In 1887, reactionary plantation owners and mercenaries took over the Palace and forced a new constitution to limit the king, who they felt was "extravagant". The reality is that they wanted to keep Hawai'i as a low wage backward agricultural country and stop further political developments which might push Hawai'i away from the orbit of the United States. The same reactionary force would then find allies with the US diplomatic agent, John L. Stevens, and remove the liberal Queen from power six years later before she could implement a new constitution because it was speculated that the Queen wanted to restructure the entire Hawaiian economy starting with land reform. While they did not Kalākaua, they intensively disliked his sister because of her understanding of Western economics. In addition, there was a feeling of entitlement which Kalākaua and Lili'uokalani sought to remove from their minds. It was only in the reign of Lili'uokalani that the first commoner was appointed a cabinet position. 

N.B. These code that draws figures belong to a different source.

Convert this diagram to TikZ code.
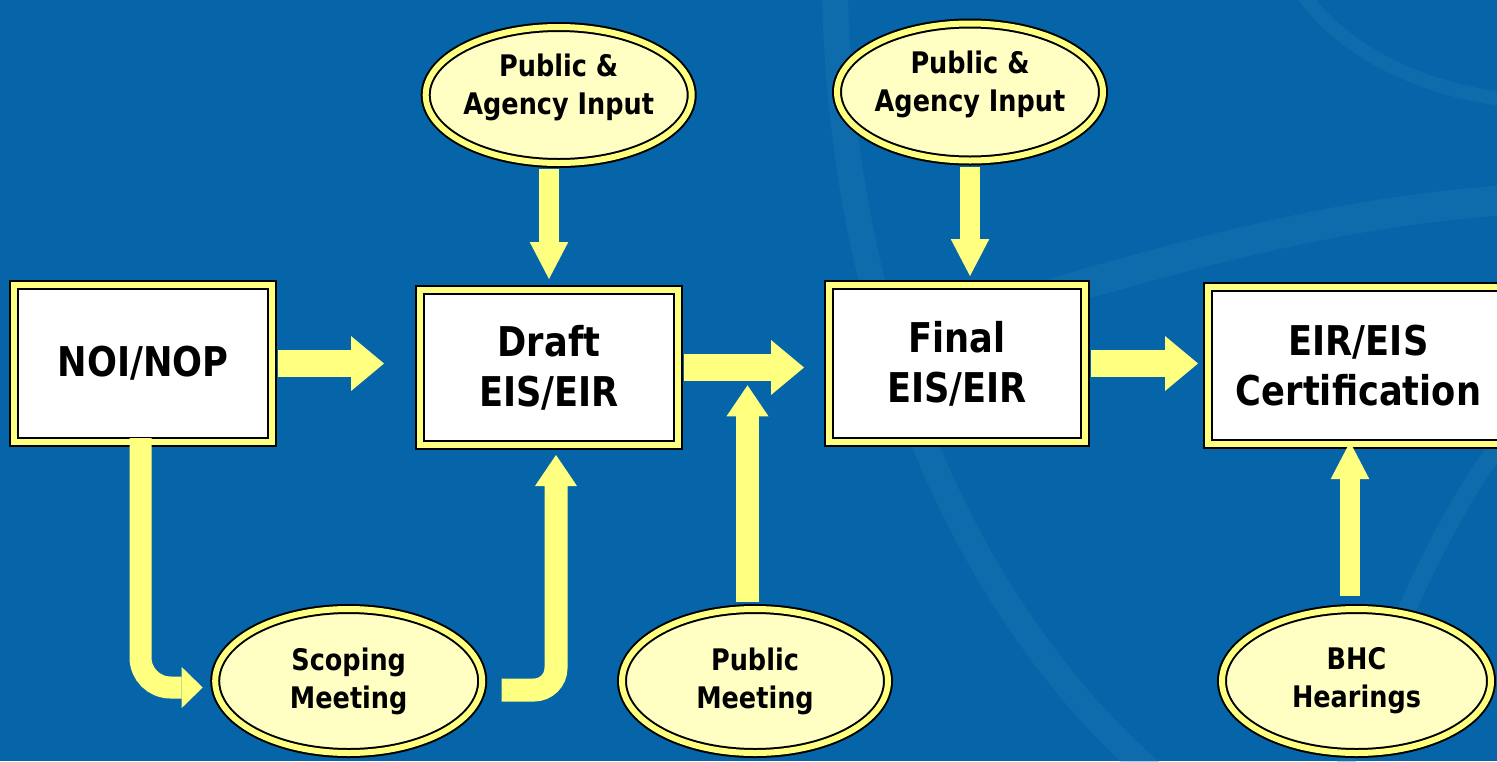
\documentclass[tikz,border=0pt]{standalone}
\usepackage{fontspec}
\newfontfamily\diagfont{DejaVu Sans}[FakeStretch=0.86]
\usetikzlibrary{shapes.geometric, arrows.meta, calc}

\definecolor{bgblue}{RGB}{5,101,168}
\definecolor{bgwater}{RGB}{32,120,182}
\definecolor{bandyellow}{RGB}{255,255,128}
\definecolor{arrowyellow}{RGB}{255,255,128}
\definecolor{ovalfill}{RGB}{255,255,196}

\newcommand{\boxfont}{\diagfont\bfseries\fontsize{41}{50}\selectfont}
\newcommand{\ovalfont}{\diagfont\bfseries\fontsize{29.7}{38}\selectfont}

\tikzset{
  stagebox/.style={rectangle, draw=black, line width=2pt, double=bandyellow, double distance=6pt,
    fill=white, inner sep=0pt, align=center, font=\boxfont},
  inputoval/.style={ellipse, draw=black, line width=2pt, double=bandyellow, double distance=6pt,
    fill=ovalfill, inner sep=0pt, align=center, font=\ovalfont},
  ovaltext/.style={inner sep=0pt, align=center, font=\ovalfont},
  flowarrow/.style={draw=arrowyellow, line width=27.6pt, -{Triangle[length=33pt, width=55pt, line width=0pt]}},
  feedarrow/.style={draw=arrowyellow, line width=20pt, -{Triangle[length=37pt, width=38.6pt, line width=0pt]}},
  riserarrow/.style={draw=arrowyellow, line width=23pt, -{Triangle[length=31pt, width=42pt, line width=0pt]}}
}

\begin{document}
\begin{tikzpicture}[x=1pt, y=-1pt]
\useasboundingbox (0,0) rectangle (1497,761);
\fill[bgblue] (0,0) rectangle (1497,761);
\clip (0,0) rectangle (1497,761);

% faint globe in the background
\begin{scope}[draw=bgwater, opacity=.35]
\draw[line width=26pt] (835,-10) .. controls (840,300) and (950,600) .. (1160,780);
\draw[line width=14pt] (1300,-10) .. controls (1340,50) and (1420,90) .. (1510,100);
\draw[line width=30pt] (1030,300) .. controls (1200,250) and (1350,210) .. (1510,200);
\draw[line width=18pt] (1340,780) .. controls (1390,640) and (1440,520) .. (1510,430);
\end{scope}

% stages
\node[stagebox, minimum width=258pt, minimum height=157pt] (noi) at (143,363.5) {NOI/NOP};
\node[stagebox, minimum width=258pt, minimum height=155pt] (draft) at (549,367.5) {Draft\\EIS/EIR};
\node[stagebox, minimum width=256pt, minimum height=157pt] (final) at (957,363.5) {Final\\EIS/EIR};
\node[stagebox, minimum width=301pt, minimum height=157pt] (cert) at (1358.5,365.5) {EIR/EIS\\Certification};

% inputs
\node[inputoval, minimum width=266pt, minimum height=136pt] (pa1) at (558.7,95) {};
\node[ovaltext] (pa1-text) at ([yshift=8pt]pa1.center) {Public \&\\Agency Input};
\node[inputoval, minimum width=266pt, minimum height=137pt] (pa2) at (970,92) {};
\node[ovaltext] (pa2-text) at ([yshift=8pt]pa2.center) {Public \&\\Agency Input};
\node[inputoval, minimum width=267pt, minimum height=144pt] (scoping) at (348.7,681) {Scoping\\Meeting};
\node[inputoval, minimum width=266pt, minimum height=144pt] (pubmeet) at (755,681) {Public\\Meeting};
\node[inputoval, minimum width=269pt, minimum height=144pt] (bhc) at (1356.5,681) {BHC\\Hearings};

% main flow
\foreach \a/\b/\s in {noi/draft/35, draft/final/24, final/cert/9}{
\draw[flowarrow, shorten <=5pt, shorten >=\s pt] (\a.east) -- (\a.east -| \b.west);
}

% feeds
\draw[feedarrow, shorten <=5pt, shorten >=10pt] (pa1.south -| draft.north) -- (draft.north);
\draw[feedarrow, shorten <=5pt, shorten >=8pt] (pa2.south) -- (pa2.south |- final.north);
\draw[feedarrow, shorten <=12pt, shorten >=-3pt] ([xshift=-6.5pt]bhc.north) -- ([xshift=-6.5pt]bhc.north |- cert.south);
\draw[riserarrow, shorten <=6pt] ([xshift=-7.5pt]pubmeet.north) -- ++(0,-222.7);

\coordinate (ltip) at (202.7,687.5);
\coordinate (jstart) at (501.7,690);
\draw[draw=arrowyellow, line width=22pt, -{Triangle[length=21pt, width=41pt, line width=0pt]},
  rounded corners=30pt, shorten <=-5pt] ([xshift=-2.5pt]noi.south) |- (ltip);
\draw[riserarrow, rounded corners=22pt, shorten >=9pt] (jstart) -| ([xshift=7pt]draft.south);
\end{tikzpicture}
\end{document}
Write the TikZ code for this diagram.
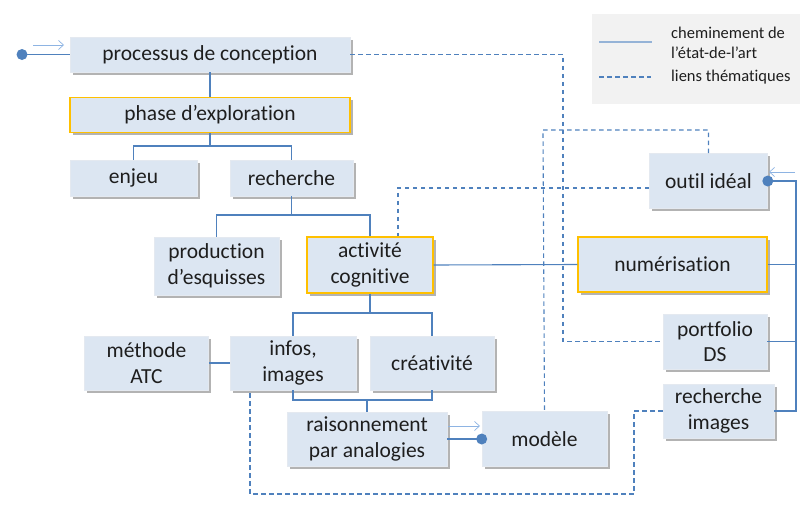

With the subsequent occupation of Hawai'i and the proclamation of what called itself a republic (which in fact was a plutarchy or an oligarchy dedicated to plunder), an ethno-class system (some have called it "plantation feudalism") was built up. The P.G. (Provisional and Protectorate Governments) and the "Republic" sought to replace developing class and Hawaiian national consciousness with that of a strictly ethnic consciousness while trying to enforce Anglo-American values (minus the democratic ones of course). Thus the plantation owners began allowing for cultural groups to be organized on the plantation and would later use these organizations against unions. When the sugar plantations began in the 1860s, plantations operated as towns. But beginning in the late 19th century, plantation owners enforced the ethnic divisions by formally dividing up living quarters into ethnic camps. The system would be refined for the next one hundred years.     

In 1898, what had been a resisting neo-colony became a real colony or panalāʻau.